# [Source data]
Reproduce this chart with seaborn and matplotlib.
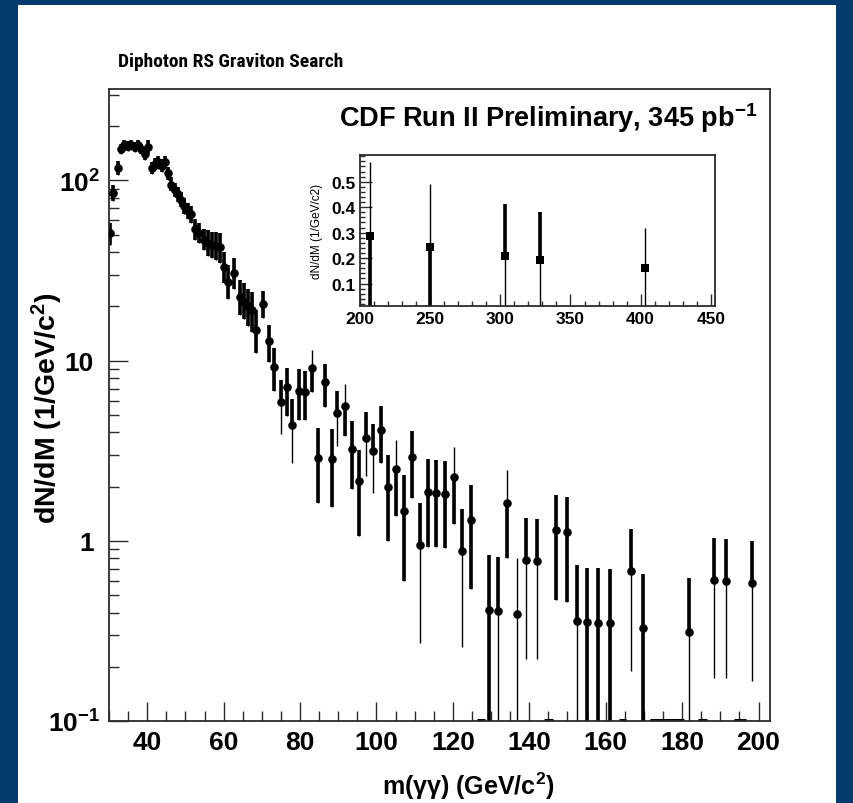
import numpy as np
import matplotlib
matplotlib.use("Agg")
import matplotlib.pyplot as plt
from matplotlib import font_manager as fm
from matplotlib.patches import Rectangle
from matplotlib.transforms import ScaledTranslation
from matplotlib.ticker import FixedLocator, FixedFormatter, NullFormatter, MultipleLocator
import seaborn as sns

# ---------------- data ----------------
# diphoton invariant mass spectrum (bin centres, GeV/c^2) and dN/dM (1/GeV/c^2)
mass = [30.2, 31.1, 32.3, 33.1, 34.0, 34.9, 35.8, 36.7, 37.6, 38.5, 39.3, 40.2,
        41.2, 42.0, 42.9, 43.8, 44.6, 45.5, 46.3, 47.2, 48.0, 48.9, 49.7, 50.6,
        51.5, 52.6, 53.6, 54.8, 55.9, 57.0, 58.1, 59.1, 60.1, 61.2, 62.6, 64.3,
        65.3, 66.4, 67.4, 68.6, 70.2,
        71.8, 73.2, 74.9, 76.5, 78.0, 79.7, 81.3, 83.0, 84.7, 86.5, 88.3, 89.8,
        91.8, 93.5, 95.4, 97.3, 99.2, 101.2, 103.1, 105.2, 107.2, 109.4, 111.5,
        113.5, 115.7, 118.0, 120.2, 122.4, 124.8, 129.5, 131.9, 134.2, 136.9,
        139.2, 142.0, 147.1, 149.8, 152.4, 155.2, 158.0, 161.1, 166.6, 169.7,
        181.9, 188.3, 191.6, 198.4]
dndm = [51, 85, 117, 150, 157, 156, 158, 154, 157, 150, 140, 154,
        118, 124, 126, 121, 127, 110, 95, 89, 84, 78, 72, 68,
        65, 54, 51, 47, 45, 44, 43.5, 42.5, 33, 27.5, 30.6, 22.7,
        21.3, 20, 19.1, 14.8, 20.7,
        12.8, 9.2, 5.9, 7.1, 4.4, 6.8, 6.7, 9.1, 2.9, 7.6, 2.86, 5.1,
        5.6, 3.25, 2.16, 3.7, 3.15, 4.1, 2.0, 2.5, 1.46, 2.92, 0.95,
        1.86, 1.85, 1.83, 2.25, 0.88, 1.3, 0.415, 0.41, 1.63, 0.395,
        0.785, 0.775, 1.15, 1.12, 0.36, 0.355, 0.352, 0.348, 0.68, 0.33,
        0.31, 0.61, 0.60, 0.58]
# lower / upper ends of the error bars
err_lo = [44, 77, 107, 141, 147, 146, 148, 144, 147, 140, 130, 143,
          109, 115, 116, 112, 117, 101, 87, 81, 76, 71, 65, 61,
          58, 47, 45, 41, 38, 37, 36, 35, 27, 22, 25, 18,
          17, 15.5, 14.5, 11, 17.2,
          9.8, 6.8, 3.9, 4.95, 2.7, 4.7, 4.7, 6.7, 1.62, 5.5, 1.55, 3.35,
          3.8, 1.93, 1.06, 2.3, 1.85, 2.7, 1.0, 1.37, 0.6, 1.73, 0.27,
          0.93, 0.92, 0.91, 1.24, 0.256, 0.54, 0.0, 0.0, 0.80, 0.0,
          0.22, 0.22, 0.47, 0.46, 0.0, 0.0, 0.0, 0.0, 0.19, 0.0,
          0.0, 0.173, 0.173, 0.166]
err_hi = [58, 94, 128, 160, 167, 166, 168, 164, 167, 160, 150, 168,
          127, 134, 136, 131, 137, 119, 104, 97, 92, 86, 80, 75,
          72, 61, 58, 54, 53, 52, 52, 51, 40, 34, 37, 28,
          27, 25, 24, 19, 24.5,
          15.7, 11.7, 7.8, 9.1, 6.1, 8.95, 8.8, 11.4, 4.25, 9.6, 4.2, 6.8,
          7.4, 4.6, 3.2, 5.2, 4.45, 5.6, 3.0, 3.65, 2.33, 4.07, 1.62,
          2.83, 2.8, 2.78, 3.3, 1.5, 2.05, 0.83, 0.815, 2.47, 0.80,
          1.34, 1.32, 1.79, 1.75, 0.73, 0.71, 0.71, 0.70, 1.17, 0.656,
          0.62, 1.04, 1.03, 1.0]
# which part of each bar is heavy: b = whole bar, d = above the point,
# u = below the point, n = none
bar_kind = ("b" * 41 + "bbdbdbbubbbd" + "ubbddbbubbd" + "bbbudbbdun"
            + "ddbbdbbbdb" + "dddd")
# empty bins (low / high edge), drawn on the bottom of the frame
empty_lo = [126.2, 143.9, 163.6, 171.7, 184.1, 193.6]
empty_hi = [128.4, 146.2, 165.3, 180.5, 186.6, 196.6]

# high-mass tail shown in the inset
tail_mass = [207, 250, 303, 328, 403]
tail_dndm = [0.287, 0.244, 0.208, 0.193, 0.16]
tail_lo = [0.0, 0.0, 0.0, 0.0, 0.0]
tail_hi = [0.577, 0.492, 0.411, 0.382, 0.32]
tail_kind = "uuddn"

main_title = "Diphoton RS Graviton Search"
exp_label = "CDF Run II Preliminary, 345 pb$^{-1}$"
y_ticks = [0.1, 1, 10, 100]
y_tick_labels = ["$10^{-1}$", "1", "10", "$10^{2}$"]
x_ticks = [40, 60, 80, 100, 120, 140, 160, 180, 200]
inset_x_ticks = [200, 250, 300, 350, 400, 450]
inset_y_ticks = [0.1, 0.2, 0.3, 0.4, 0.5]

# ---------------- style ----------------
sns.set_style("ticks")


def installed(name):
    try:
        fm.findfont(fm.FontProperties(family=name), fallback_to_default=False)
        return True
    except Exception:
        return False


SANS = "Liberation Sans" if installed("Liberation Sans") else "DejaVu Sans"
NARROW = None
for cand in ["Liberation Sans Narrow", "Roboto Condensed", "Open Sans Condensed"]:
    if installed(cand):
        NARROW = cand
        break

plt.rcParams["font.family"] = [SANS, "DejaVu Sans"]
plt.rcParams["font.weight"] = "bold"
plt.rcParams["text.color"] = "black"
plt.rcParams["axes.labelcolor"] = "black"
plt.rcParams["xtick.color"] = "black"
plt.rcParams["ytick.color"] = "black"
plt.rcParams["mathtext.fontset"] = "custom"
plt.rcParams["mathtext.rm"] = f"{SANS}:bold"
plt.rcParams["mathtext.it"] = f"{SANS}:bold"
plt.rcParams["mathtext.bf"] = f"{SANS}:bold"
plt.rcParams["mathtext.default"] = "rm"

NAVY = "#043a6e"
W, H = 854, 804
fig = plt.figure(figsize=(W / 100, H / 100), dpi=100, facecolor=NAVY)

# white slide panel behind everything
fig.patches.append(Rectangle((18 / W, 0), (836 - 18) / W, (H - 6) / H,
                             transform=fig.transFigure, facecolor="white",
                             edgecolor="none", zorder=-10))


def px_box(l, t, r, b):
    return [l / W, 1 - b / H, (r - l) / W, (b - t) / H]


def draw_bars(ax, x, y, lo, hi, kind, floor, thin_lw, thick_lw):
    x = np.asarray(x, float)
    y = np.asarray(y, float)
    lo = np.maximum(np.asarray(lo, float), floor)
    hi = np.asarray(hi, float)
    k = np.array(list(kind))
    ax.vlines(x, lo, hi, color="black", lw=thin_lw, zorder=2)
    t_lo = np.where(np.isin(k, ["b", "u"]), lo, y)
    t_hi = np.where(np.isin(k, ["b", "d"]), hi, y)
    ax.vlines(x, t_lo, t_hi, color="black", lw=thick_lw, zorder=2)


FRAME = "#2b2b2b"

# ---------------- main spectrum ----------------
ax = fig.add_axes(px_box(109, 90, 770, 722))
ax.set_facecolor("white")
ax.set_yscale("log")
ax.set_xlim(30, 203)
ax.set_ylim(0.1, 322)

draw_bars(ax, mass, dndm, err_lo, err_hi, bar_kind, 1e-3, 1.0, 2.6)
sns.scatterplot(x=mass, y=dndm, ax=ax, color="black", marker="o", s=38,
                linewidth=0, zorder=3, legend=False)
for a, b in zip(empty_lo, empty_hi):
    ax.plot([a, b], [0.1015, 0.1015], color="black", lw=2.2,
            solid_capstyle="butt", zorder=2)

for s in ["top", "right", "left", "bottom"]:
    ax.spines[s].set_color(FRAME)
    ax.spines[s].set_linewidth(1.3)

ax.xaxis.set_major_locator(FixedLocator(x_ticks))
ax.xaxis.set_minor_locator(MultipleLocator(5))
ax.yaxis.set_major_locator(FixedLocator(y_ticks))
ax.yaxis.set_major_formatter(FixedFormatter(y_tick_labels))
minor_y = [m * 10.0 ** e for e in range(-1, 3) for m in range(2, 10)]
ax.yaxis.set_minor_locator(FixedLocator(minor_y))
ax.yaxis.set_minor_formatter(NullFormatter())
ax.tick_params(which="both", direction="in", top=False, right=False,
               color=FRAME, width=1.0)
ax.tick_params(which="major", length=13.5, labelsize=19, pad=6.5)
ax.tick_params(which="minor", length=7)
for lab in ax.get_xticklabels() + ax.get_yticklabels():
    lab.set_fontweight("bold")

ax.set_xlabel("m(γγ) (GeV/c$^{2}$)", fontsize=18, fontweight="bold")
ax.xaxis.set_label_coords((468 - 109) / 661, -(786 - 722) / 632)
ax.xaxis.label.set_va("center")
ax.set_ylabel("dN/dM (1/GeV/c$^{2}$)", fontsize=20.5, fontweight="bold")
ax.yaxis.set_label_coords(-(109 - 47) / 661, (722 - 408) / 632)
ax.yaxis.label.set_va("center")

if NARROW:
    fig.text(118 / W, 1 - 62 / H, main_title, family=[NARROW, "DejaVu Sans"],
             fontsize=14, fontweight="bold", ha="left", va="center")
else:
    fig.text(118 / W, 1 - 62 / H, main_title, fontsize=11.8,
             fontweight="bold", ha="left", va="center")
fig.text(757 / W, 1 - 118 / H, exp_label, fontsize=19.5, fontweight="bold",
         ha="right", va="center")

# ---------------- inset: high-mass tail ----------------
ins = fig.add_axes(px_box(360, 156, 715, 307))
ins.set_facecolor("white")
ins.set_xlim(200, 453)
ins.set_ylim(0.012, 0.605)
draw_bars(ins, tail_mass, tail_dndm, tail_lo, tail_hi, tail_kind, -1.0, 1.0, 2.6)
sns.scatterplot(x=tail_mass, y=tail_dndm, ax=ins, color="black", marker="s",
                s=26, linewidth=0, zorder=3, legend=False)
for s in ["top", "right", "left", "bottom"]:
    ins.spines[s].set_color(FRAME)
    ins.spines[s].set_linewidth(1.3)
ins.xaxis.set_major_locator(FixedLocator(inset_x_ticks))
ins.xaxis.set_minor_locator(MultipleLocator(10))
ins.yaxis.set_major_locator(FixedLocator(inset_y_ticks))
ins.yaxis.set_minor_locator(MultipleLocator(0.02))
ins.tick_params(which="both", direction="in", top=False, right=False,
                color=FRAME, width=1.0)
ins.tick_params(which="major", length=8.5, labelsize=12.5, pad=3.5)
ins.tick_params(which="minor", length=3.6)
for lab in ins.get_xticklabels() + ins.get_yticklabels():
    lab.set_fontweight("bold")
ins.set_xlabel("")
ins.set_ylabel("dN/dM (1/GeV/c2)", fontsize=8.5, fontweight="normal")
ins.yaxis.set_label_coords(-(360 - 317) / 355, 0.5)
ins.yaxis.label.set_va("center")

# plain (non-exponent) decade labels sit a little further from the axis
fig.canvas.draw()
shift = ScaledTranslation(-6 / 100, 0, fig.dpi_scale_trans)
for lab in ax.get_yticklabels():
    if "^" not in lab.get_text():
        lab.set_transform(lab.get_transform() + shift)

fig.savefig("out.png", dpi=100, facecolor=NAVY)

# [Instructions to follow]
Return, unchanged, the lines from the first line of the material through the line that holds "import seaborn as sns", inclusive, omitting pictures.

# [Answer to the problem]
Reproduce this chart with seaborn and matplotlib.
import numpy as np
import matplotlib
matplotlib.use("Agg")
import matplotlib.pyplot as plt
from matplotlib import font_manager as fm
from matplotlib.patches import Rectangle
from matplotlib.transforms import ScaledTranslation
from matplotlib.ticker import FixedLocator, FixedFormatter, NullFormatter, MultipleLocator
import seaborn as sns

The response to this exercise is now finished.